Many experts see Mr. Chavez's regional and international influence waning since Venezuela lost its bid for a non-permanent seat on the United Nations Security Council last month. But they also stress that Washington's influence has its limits, given that much of Latin America's populism is driven by the wide gap between rich and poor.
According to the U.N. Economic Commission for Latin America and the Caribbean, more than 200 million people - - nearly 41 percent of the region's population - - did not earn enough to meet basic needs last year.
Roger Noriega, former Assistant Secretary of State for Western Hemisphere Affairs under President Bush, says even though Latin America should fix its own problems, the United States must make it clear that it cares about that part of the world.
Building Better Relations
"We need to demonstrate that we are interested, [that] we are engaged. Certainly, President Bush is not a popular individual in terms of Latin American public opinion. And that maybe unfair because he does care an awful lot about the region and about the poor in the region and he has put [forth] his policy consciously to strengthen democratic institutions that help the people from all walks of life," says Noriega. "Having said that, Latin [Americans] need to stop making excuses for their problems and get busy about solving them on their own.

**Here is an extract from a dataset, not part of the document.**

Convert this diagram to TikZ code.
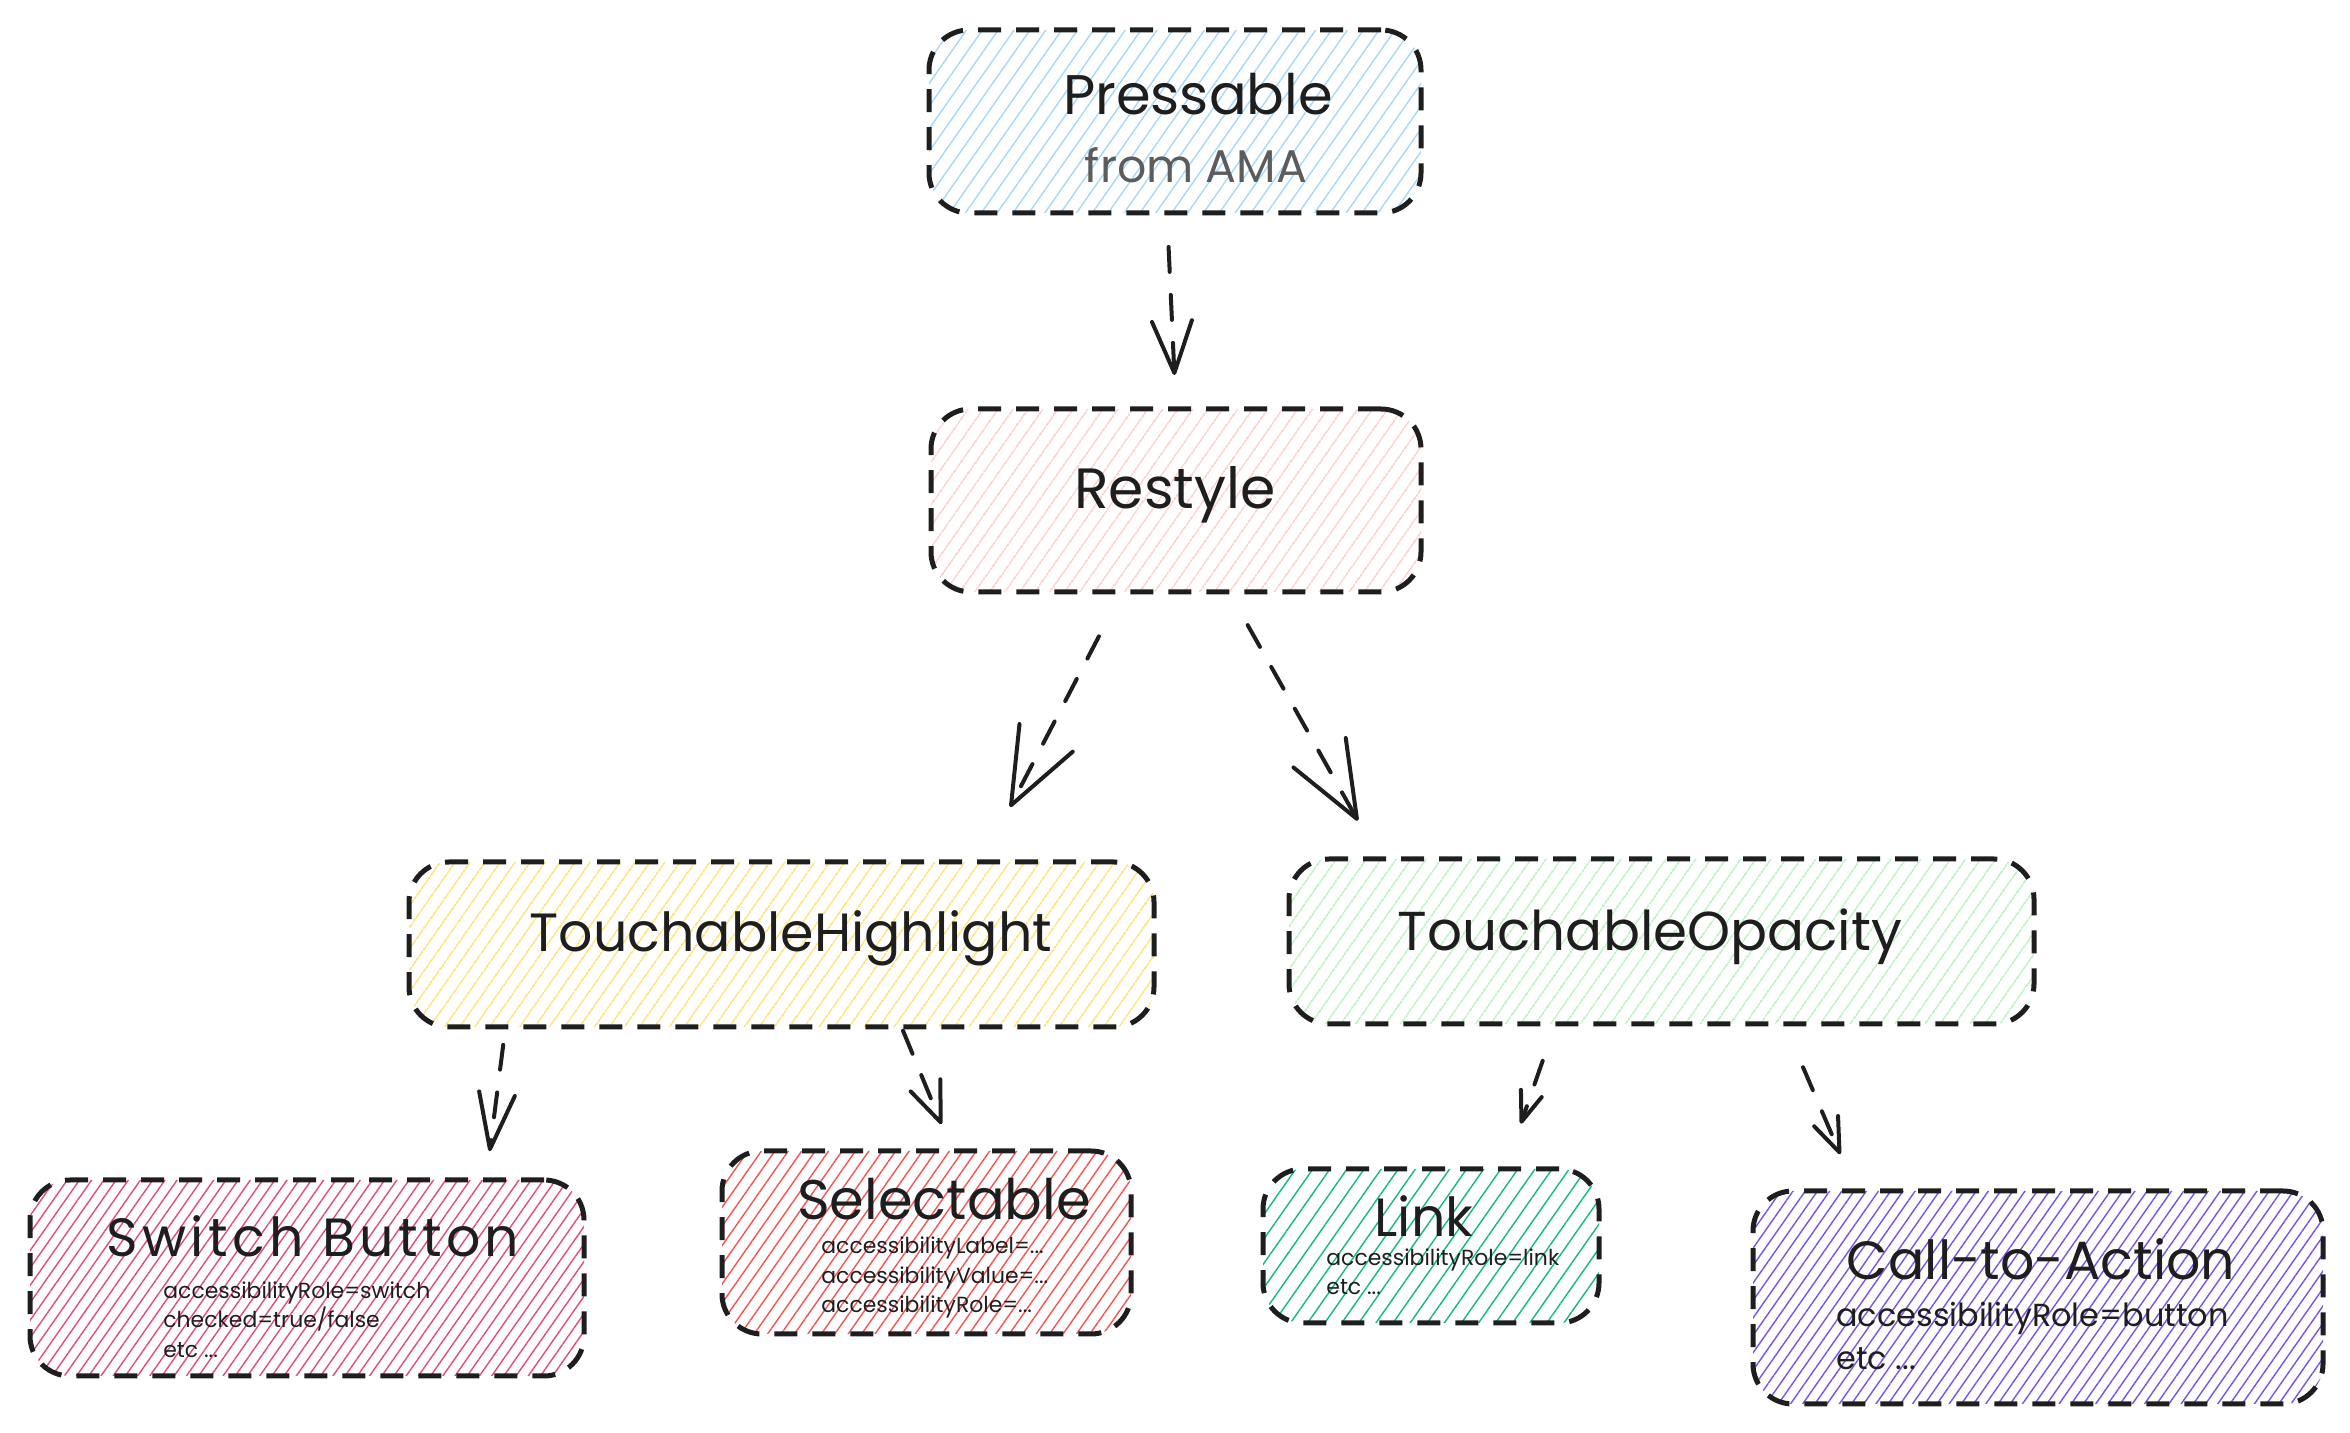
\documentclass[tikz,border=0pt]{standalone}
\usepackage{fontspec}
\setmainfont{Poppins}
\usetikzlibrary{arrows.meta,patterns.meta}
\definecolor{ink}{HTML}{1E1E1E}
\definecolor{inkgray}{HTML}{5C5C5C}
\definecolor{hatchblue}{HTML}{A5D8FF}
\definecolor{hatchpink}{HTML}{FFC9C9}
\definecolor{hatchyellow}{HTML}{FFE066}
\definecolor{hatchgreen}{HTML}{B2F2BB}
\definecolor{hatchrose}{HTML}{E64980}
\definecolor{hatchred}{HTML}{FA5252}
\definecolor{hatchteal}{HTML}{12B886}
\definecolor{hatchviolet}{HTML}{7950F2}
\tikzset{
  box/.style={draw=ink,line width=2.5bp,dash pattern=on 11.5bp off 7.5bp,
    rounded corners=20bp,inner sep=0pt,outer sep=0pt},
  hatch/.style 2 args={pattern={Lines[angle=55,distance=#2,line width=0.7bp]},
    pattern color=#1},
  title/.style={text=ink,inner sep=1bp,font=\fontsize{27}{32}\selectfont},
  note/.style={text=ink,inner sep=0pt,align=left,anchor=west,font=\fontsize{11}{14.8}\selectfont},
  conn/.style={draw=ink,line width=2bp,dash pattern=on 12.5bp off 11.5bp,line cap=round},
  barb/.style 2 args={-{Straight Barb[length=#1,width=#2,round]}},
}
\begin{document}
\begin{tikzpicture}[line join=round,]
\useasboundingbox (0bp,0bp) rectangle (1175bp,716.5bp);
%%
\node (pressable) at (587.5bp,655.75bp) [box,hatch={hatchblue}{6.5bp},minimum width=246bp,minimum height=91.5bp] {};
  \node (restyle) at (588bp,466.25bp) [box,hatch={hatchpink}{6bp},minimum width=245bp,minimum height=91.5bp] {};
  \node (highlight) at (390.75bp,244.25bp) [box,hatch={hatchyellow}{6bp},minimum width=372.5bp,minimum height=82.5bp] {};
  \node (opacity) at (830.75bp,245.75bp) [box,hatch={hatchgreen}{6bp},minimum width=372.5bp,minimum height=82.5bp] {};
  \node (switch) at (153.5bp,77.5bp) [box,hatch={hatchrose}{5bp},minimum width=277bp,minimum height=98bp] {};
  \node (selectable) at (463.25bp,95.25bp) [box,hatch={hatchred}{5.5bp},minimum width=204.5bp,minimum height=91.5bp] {};
  \node (link) at (715.5bp,93.5bp) [box,hatch={hatchteal}{7bp},minimum width=168bp,minimum height=77bp] {};
  \node (cta) at (1019bp,67.75bp) [box,hatch={hatchviolet}{5bp},minimum width=285bp,minimum height=106.5bp] {};
%
\node (pressable_t) at (599bp,669.5bp) [title,font=\fontsize{28}{32}\selectfont] {Pressable};
  \node (pressable_s) at (598bp,634bp) [text=inkgray,inner sep=1bp,font=\fontsize{23}{26}\selectfont] {from AMA};
  \node (restyle_t) at (587.5bp,469bp) [title,font=\fontsize{28.5}{32}\selectfont] {Restyle};
  \node (highlight_t) at (395.5bp,247.5bp) [title] {TouchableHighlight};
  \node (opacity_t) at (825bp,248bp) [title,font=\fontsize{27.5}{32}\selectfont] {TouchableOpacity};
  \node (switch_t) at (156.5bp,98.5bp) [title,font=\fontsize{27}{32}\selectfont\addfontfeature{LetterSpace=8}] {Switch Button};
  \node (switch_s) at (81.5bp,56.75bp) [note] {accessibilityRole=switch\\checked=true/false\\etc ...};
  \node (selectable_t) at (472bp,117bp) [title,font=\fontsize{28}{32}\selectfont] {Selectable};
  \node (selectable_s) at (410.5bp,77.75bp) [note] {accessibilityLabel=...\\accessibilityValue=...\\accessibilityRole=...};
  \node (link_t) at (712bp,108.5bp) [title] {Link};
  \node (link_s) at (663bp,80.5bp) [note] {accessibilityRole=link\\etc ...};
  \node (cta_t) at (1020.5bp,87bp) [title] {Call-to-Action};
  \node (cta_s) at (918bp,48.5bp) [note,font=\fontsize{16}{22}\selectfont] {accessibilityRole=button\\etc ...};
%
\draw [conn,barb={26bp}{20bp},shorten <=17bp,shorten >=17bp] ([xshift=-4bp]pressable.south) -- (restyle.north);
  \draw [conn,barb={38bp}{30bp},shorten <=25bp,shorten >=31bp] ([xshift=-27bp]restyle.south) -- ([xshift=100bp]highlight.north);
  \draw [conn,barb={38bp}{30bp},shorten <=19bp,shorten >=22bp] ([xshift=26.5bp]restyle.south) -- ([xshift=-141bp]opacity.north);
  \draw [conn,barb={28bp}{18bp},shorten <=9bp,shorten >=14.5bp] ([xshift=-138bp]highlight.south) -- ([xshift=89.5bp]switch.north);
  \draw [conn,barb={20bp}{16bp},shorten <=2bp,shorten >=14.5bp] ([xshift=60bp]highlight.south) -- ([xshift=13bp]selectable.north);
  \draw [conn,barb={15bp}{11bp},shorten <=19.5bp,shorten >=24bp] ([xshift=-53bp]opacity.south) -- ([xshift=37bp]link.north);
  \draw [conn,barb={17bp}{13bp},shorten <=23.5bp,shorten >=20bp] ([xshift=61.5bp]opacity.south) -- ([xshift=-91bp]cta.north);
%
\end{tikzpicture}
\end{document}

And the essential obstacles to development have absolutely nothing to do with the United States."
Most experts agree that the United States needs to help create a better climate for cooperation with Latin America. Some suggest passing U.S. immigration reform legislation and helping interested Latin American nations approve a proposal for a Free Trade Area of the Americas for the Western Hemisphere.
Washington should also engage Latin America's moderate left-wing governments, including those it may not like, says Alvaro Vargas Llosa, Director of The Independent Institute's Center on Global Prosperity.
"Some of their policies will run contrary to the wishes of the United States. For instance, the Brazilian and Argentinean governments have opposed the idea of a Free Trade Area for the Americas, which I think the United States and many other Latin American countries wanted to move forward with. I think it would be wrong to simply brush everything aside as if all of these countries could be lumped together under one banner - - the left. These are very different types of left-wing governments. Some of them are perfectly ready to engage the United States," says Llosa.
Most analysts agree that while the United States should be wary of some of Latin America's leftist governments, it should also view them as an opportunity for cooperation to encourage the region along a path to political and economic reform.